[Data extract]
==================================================

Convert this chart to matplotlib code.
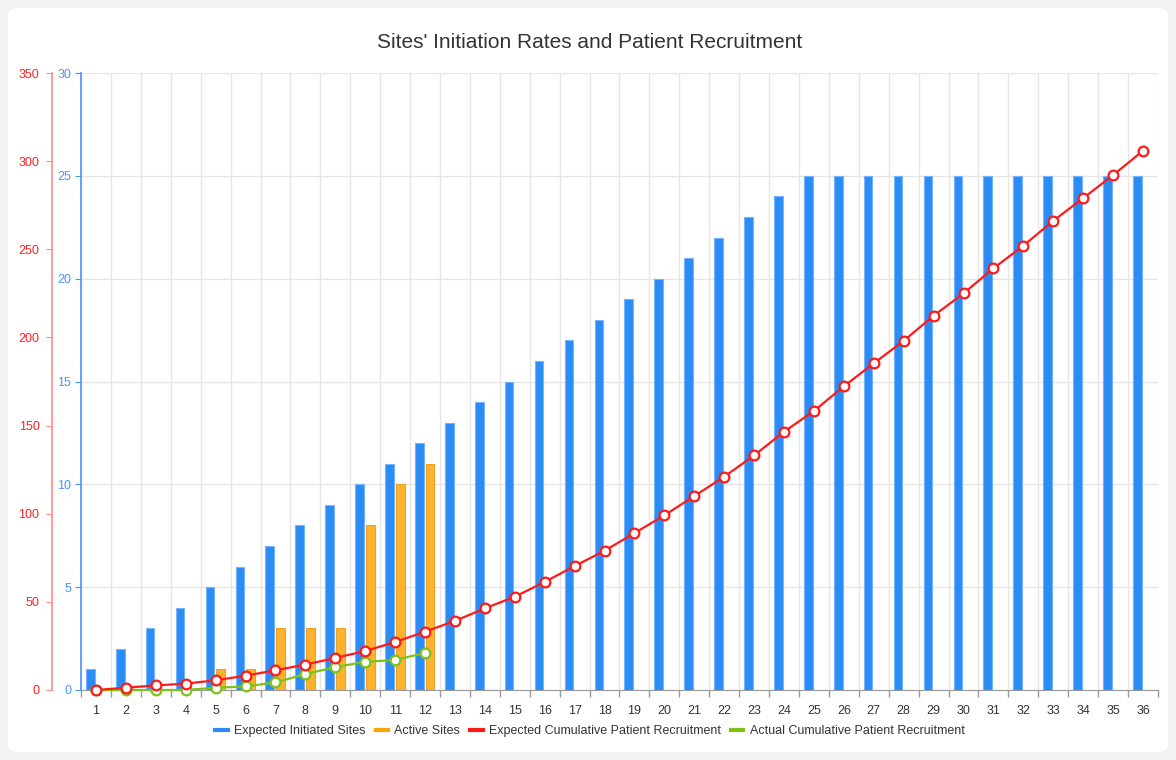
import matplotlib
matplotlib.use("Agg")
import matplotlib.pyplot as plt
from matplotlib.patches import FancyBboxPatch
from matplotlib.lines import Line2D
import numpy as np

plt.rcParams['font.family'] = ['Liberation Sans', 'DejaVu Sans']

months = list(range(1, 37))
expected_sites = [1, 2, 3, 4, 5, 6, 7, 8, 9, 10, 11, 12, 13, 14, 15, 16, 17, 18,
                  19, 20, 21, 22, 23, 24, 25, 25, 25, 25, 25, 25, 25, 25, 25, 25, 25, 25]
active_sites = [0, 0, 0, 0, 1, 1, 3, 3, 3, 8, 10, 11]
expected_recruit = [0, 1.3, 2.6, 3.6, 5.5, 8.1, 11.2, 14.4, 18.2, 22.1, 27.2, 33.1,
                    39.2, 46.3, 52.9, 61.3, 70.3, 79, 89, 99.1, 110, 121, 133.1, 146.5,
                    158.3, 172.3, 185.3, 198.1, 212.3, 225, 239.2, 252, 266.2, 279, 292.1, 305.9]
actual_recruit = [0, 0, 0, 0, 1.3, 2, 4.3, 9, 13, 16, 17, 21]

W, H = 1176, 760
fig = plt.figure(figsize=(W / 100, H / 100), dpi=100)
fig.patch.set_facecolor('#f3f3f3')
card = FancyBboxPatch((8 / W, 8 / H), 1160 / W, 744 / H,
                      boxstyle="round,pad=0,rounding_size=0.01",
                      transform=fig.transFigure, facecolor='white', edgecolor='none', zorder=-10)
fig.patches.append(card)

left, right, top, bottom = 81, 1158, 73, 690
ax = fig.add_axes([left / W, 1 - bottom / H, (right - left) / W, (bottom - top) / H])
ax.patch.set_alpha(0)

blue = '#2b8cf5'
blue_edge = '#74b3ff'
orange = '#ffb22e'
orange_edge = '#eda024'
red = '#ff1a1a'
green = '#7cc21b'
blue_axis = '#4a94f5'
red_axis = '#ff8a8a'

x = np.array(months)
bw = 0.29
ax.bar(x - 0.19, expected_sites, width=bw, color=blue, edgecolor=blue_edge, linewidth=0.8, zorder=2)
xa = np.array(months[:len(active_sites)])
ax.bar(xa + 0.17, active_sites, width=bw, color=orange, edgecolor=orange_edge, linewidth=0.8, zorder=2)

ax.set_xlim(0.5, 36.5)
ax.set_ylim(0, 30)
ax.set_yticks(range(0, 31, 5))
ax.set_xticks(months)
ax.set_xticks(np.arange(0.5, 37, 1), minor=True)
ax.tick_params(axis='x', which='major', length=0, pad=11, labelsize=9, labelcolor='#333333')
ax.tick_params(axis='x', which='minor', length=5, color='#999999', width=1)
ax.tick_params(axis='y', length=4, color=blue_axis, labelcolor=blue_axis, labelsize=9, pad=3)
ax.grid(True, axis='y', color='#e6e6e6', linewidth=1)
ax.grid(True, axis='x', which='minor', color='#e6e6e6', linewidth=1)
ax.set_axisbelow(True)
for s in ['top', 'right']:
    ax.spines[s].set_visible(False)
ax.spines['left'].set_color(blue_axis)
ax.spines['left'].set_linewidth(1.2)
ax.spines['bottom'].set_color('#999999')

ax2 = ax.twinx()
ax2.set_ylim(0, 350)
ax2.set_yticks(range(0, 351, 50))
ax2.yaxis.set_ticks_position('left')
ax2.yaxis.set_label_position('left')
ax2.spines['left'].set_position(('outward', 29 * 72 / 100))
ax2.spines['left'].set_color(red_axis)
ax2.spines['left'].set_linewidth(1.2)
for s in ['top', 'right', 'bottom']:
    ax2.spines[s].set_visible(False)
ax2.tick_params(axis='y', length=4, color=red_axis, labelcolor='#ff2222', labelsize=9, pad=5)

ax2.plot(x, expected_recruit, color=red, linewidth=1.6, marker='o', markersize=7,
         markerfacecolor='white', markeredgecolor=red, markeredgewidth=1.6, clip_on=False, zorder=4)
ax2.plot(xa, actual_recruit, color=green, linewidth=1.6, marker='o', markersize=7,
         markerfacecolor='white', markeredgecolor=green, markeredgewidth=1.6, clip_on=False, zorder=3)

fig.text(590 / W, 1 - 43 / H, "Sites' Initiation Rates and Patient Recruitment",
         ha='center', va='center', fontsize=15, color='#333333')

handles = [Line2D([0], [0], color=c, linewidth=3) for c in [blue, '#ffa500', red, green]]
labels = ['Expected Initiated Sites', 'Active Sites', 'Expected Cumulative Patient Recruitment',
          'Actual Cumulative Patient Recruitment']
fig.legend(handles, labels, loc='center', bbox_to_anchor=(590 / W, 1 - 731 / H), ncol=4,
           frameon=False, fontsize=9, handlelength=1.0, handletextpad=0.5, columnspacing=0.8,
           labelcolor='#333333')

fig.savefig('out.png', dpi=100, facecolor=fig.get_facecolor())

==================================================

[Objective]
Ignore the images and quote every line of the listing exactly.

[Solution to the exercise]
Convert this chart to matplotlib code.
import matplotlib
matplotlib.use("Agg")
import matplotlib.pyplot as plt
from matplotlib.patches import FancyBboxPatch
from matplotlib.lines import Line2D
import numpy as np

plt.rcParams['font.family'] = ['Liberation Sans', 'DejaVu Sans']

months = list(range(1, 37))
expected_sites = [1, 2, 3, 4, 5, 6, 7, 8, 9, 10, 11, 12, 13, 14, 15, 16, 17, 18,
                  19, 20, 21, 22, 23, 24, 25, 25, 25, 25, 25, 25, 25, 25, 25, 25, 25, 25]
active_sites = [0, 0, 0, 0, 1, 1, 3, 3, 3, 8, 10, 11]
expected_recruit = [0, 1.3, 2.6, 3.6, 5.5, 8.1, 11.2, 14.4, 18.2, 22.1, 27.2, 33.1,
                    39.2, 46.3, 52.9, 61.3, 70.3, 79, 89, 99.1, 110, 121, 133.1, 146.5,
                    158.3, 172.3, 185.3, 198.1, 212.3, 225, 239.2, 252, 266.2, 279, 292.1, 305.9]
actual_recruit = [0, 0, 0, 0, 1.3, 2, 4.3, 9, 13, 16, 17, 21]

W, H = 1176, 760
fig = plt.figure(figsize=(W / 100, H / 100), dpi=100)
fig.patch.set_facecolor('#f3f3f3')
card = FancyBboxPatch((8 / W, 8 / H), 1160 / W, 744 / H,
                      boxstyle="round,pad=0,rounding_size=0.01",
                      transform=fig.transFigure, facecolor='white', edgecolor='none', zorder=-10)
fig.patches.append(card)

left, right, top, bottom = 81, 1158, 73, 690
ax = fig.add_axes([left / W, 1 - bottom / H, (right - left) / W, (bottom - top) / H])
ax.patch.set_alpha(0)

blue = '#2b8cf5'
blue_edge = '#74b3ff'
orange = '#ffb22e'
orange_edge = '#eda024'
red = '#ff1a1a'
green = '#7cc21b'
blue_axis = '#4a94f5'
red_axis = '#ff8a8a'

x = np.array(months)
bw = 0.29
ax.bar(x - 0.19, expected_sites, width=bw, color=blue, edgecolor=blue_edge, linewidth=0.8, zorder=2)
xa = np.array(months[:len(active_sites)])
ax.bar(xa + 0.17, active_sites, width=bw, color=orange, edgecolor=orange_edge, linewidth=0.8, zorder=2)

ax.set_xlim(0.5, 36.5)
ax.set_ylim(0, 30)
ax.set_yticks(range(0, 31, 5))
ax.set_xticks(months)
ax.set_xticks(np.arange(0.5, 37, 1), minor=True)
ax.tick_params(axis='x', which='major', length=0, pad=11, labelsize=9, labelcolor='#333333')
ax.tick_params(axis='x', which='minor', length=5, color='#999999', width=1)
ax.tick_params(axis='y', length=4, color=blue_axis, labelcolor=blue_axis, labelsize=9, pad=3)
ax.grid(True, axis='y', color='#e6e6e6', linewidth=1)
ax.grid(True, axis='x', which='minor', color='#e6e6e6', linewidth=1)
ax.set_axisbelow(True)
for s in ['top', 'right']:
    ax.spines[s].set_visible(False)
ax.spines['left'].set_color(blue_axis)
ax.spines['left'].set_linewidth(1.2)
ax.spines['bottom'].set_color('#999999')

ax2 = ax.twinx()
ax2.set_ylim(0, 350)
ax2.set_yticks(range(0, 351, 50))
ax2.yaxis.set_ticks_position('left')
ax2.yaxis.set_label_position('left')
ax2.spines['left'].set_position(('outward', 29 * 72 / 100))
ax2.spines['left'].set_color(red_axis)
ax2.spines['left'].set_linewidth(1.2)
for s in ['top', 'right', 'bottom']:
    ax2.spines[s].set_visible(False)
ax2.tick_params(axis='y', length=4, color=red_axis, labelcolor='#ff2222', labelsize=9, pad=5)

ax2.plot(x, expected_recruit, color=red, linewidth=1.6, marker='o', markersize=7,
         markerfacecolor='white', markeredgecolor=red, markeredgewidth=1.6, clip_on=False, zorder=4)
ax2.plot(xa, actual_recruit, color=green, linewidth=1.6, marker='o', markersize=7,
         markerfacecolor='white', markeredgecolor=green, markeredgewidth=1.6, clip_on=False, zorder=3)

fig.text(590 / W, 1 - 43 / H, "Sites' Initiation Rates and Patient Recruitment",
         ha='center', va='center', fontsize=15, color='#333333')

handles = [Line2D([0], [0], color=c, linewidth=3) for c in [blue, '#ffa500', red, green]]
labels = ['Expected Initiated Sites', 'Active Sites', 'Expected Cumulative Patient Recruitment',
          'Actual Cumulative Patient Recruitment']
fig.legend(handles, labels, loc='center', bbox_to_anchor=(590 / W, 1 - 731 / H), ncol=4,
           frameon=False, fontsize=9, handlelength=1.0, handletextpad=0.5, columnspacing=0.8,
           labelcolor='#333333')

fig.savefig('out.png', dpi=100, facecolor=fig.get_facecolor())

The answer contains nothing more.